Part 3
Home Up Chapter 15 Chapter 16 Chapter 17 Chapter 18 Chapter 19

PART 3
IN THE MISSION FIELD AND BEYOND

INTRODUCTION

CHAPTER 15 TEACHING AT THE MISSIONARY TRAINING CENTER: AWAKENING TO DISILLUSIONMENT

CHAPTER 16 PRESIDENT

CHAPTER 17 CHURCH ON A PEDESTAL—NOT A SAFE PLACE

CHAPTER 18 THE PRICE OF WISDOM

CHAPTER 19 "SOMETHING IS WRONG WITH YOU"

 

INTRODUCTION

Lavina Fielding Anderson

President David O. McKay launched LDS missionary work into a new era after World War II, an effort fueled by post-war prosperity and the unequalled esteem in which the United States was held internationally. His "every member a missionary" program during the 1960s intensified the emphasis on the service of what had become the traditional missionary cohort of nineteen-year-old boys. According to the most recent figures, 56,531 missionaries are currently serving.1 Most are young men, although a significant fraction—approximately 20 percent2—are young women, while another fraction consists of older women and missionary couples. Missionary service received repeated emphasis from Church leaders in conference talks, Ensign messages and articles, inspirational stories in the Church News, virtually every Church class (although Sunday School, seminary, and priesthood quorum lessons aimed at teenage boys are particularly intensive), and celebratory rituals of departure and homecoming.

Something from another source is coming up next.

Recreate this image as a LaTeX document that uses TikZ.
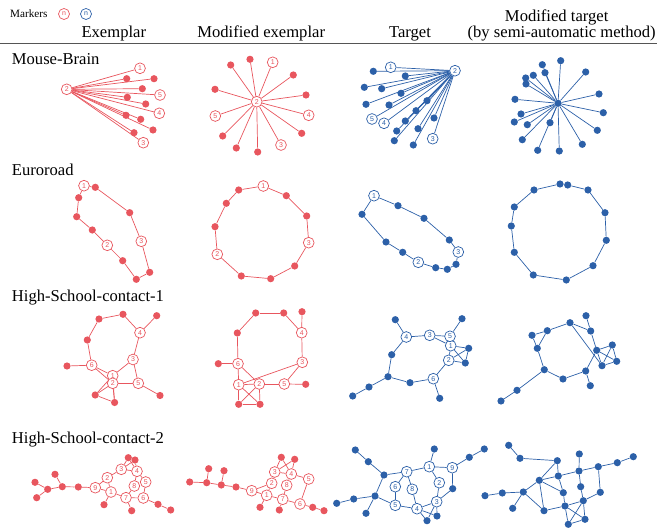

I believe in and support the missionary emphasis of the Church. My parents both served missions before their marriage. I served a full-time proselyting mission. So did every male relative in our nuclear families while some of them additionally served stake missions as did some of the women who have not served full-time missions.

However, I also feel that there are some unaddressed problems in how missionary work is organized that create a climate that not only permits but actually fosters abuse. Granted, many missionaries frequently cause many of their own problems. They are at a very vulnerable age. They frequently lack good judgment. Although their youthful idealism is also very high, they lack the experience to evaluate conflicting messages they receive. Missionaries who are trying to be "good" frequently are vulnerable to heavy-handed manipulation through guilt and materialistic reward systems. Missionaries who came on missions reluctantly sometimes become their own best converts but at other times get sent home for misconduct, or drag through their missions, lazy and depressed, inflicting an emotional and spiritual burden on their companions. What follows is not meant to exonerate unprepared or immature missionaries.

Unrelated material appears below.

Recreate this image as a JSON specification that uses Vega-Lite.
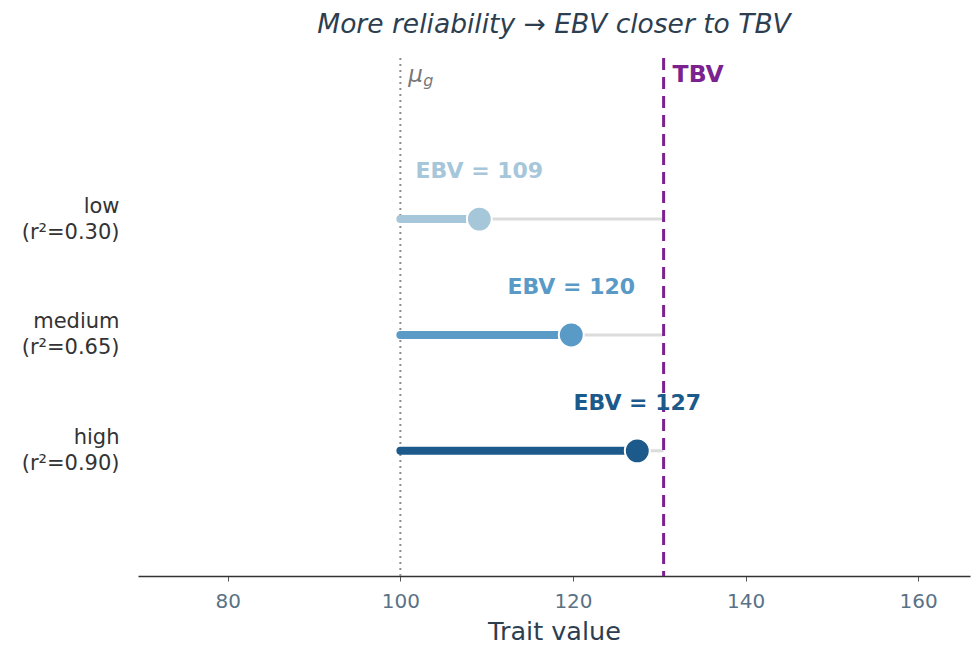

However, some structural elements of missionary organization have been problematic in the past and will predictably get increasingly problematic in the future: (1) exploitive mission presidents who view their missionaries as a sales force and baptismal statistics as stepping stones to position themselves for more important positions; (2) the differential treatment of sister missionaries; (3) the real jeopardy, usually not disclosed ahead of time, to the physical safety, health, and emotional stability of missionaries; and (4) the lack of any effective system of appeals in the case of abuse or excesses.3The case reports which follow provide sobering examples of how these problems have impacted missionaries in various ways.

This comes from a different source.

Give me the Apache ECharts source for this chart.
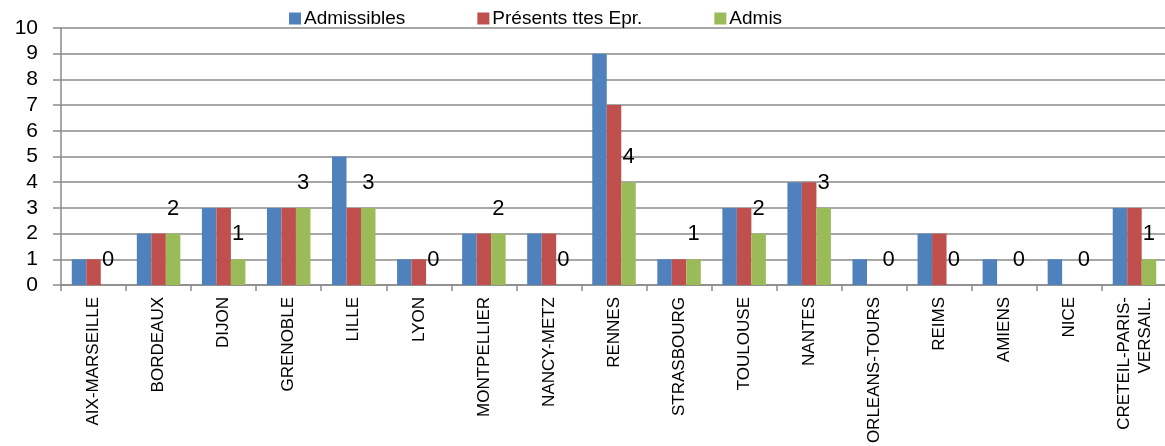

1"Statistical Report, 1997," Presented by F. Michael Watson, Ensign, May 1998, 22. According to this same report, 317,798 converts were baptized during 1997. Although the number of missionaries seems to be those serving as of 31 December 1997, presumably a greater number than those serving on 1 January 1997, these figures yield an average of 5.6 baptisms per missionary. The unified budget plan standardizes missionary expenses at $375 per missionary per month. Thus, without counting buildings, vehicles, and supplies, mission presidents’ allowances, insurance, and other expenses, the average per-missionary cost per convert in 1997 was about $800.00.

2 The Church will not release exact figures on the number of young women serving missions.

3 A fuller discussion and context for these questions will appear in a forthcoming volume of the Case Reports.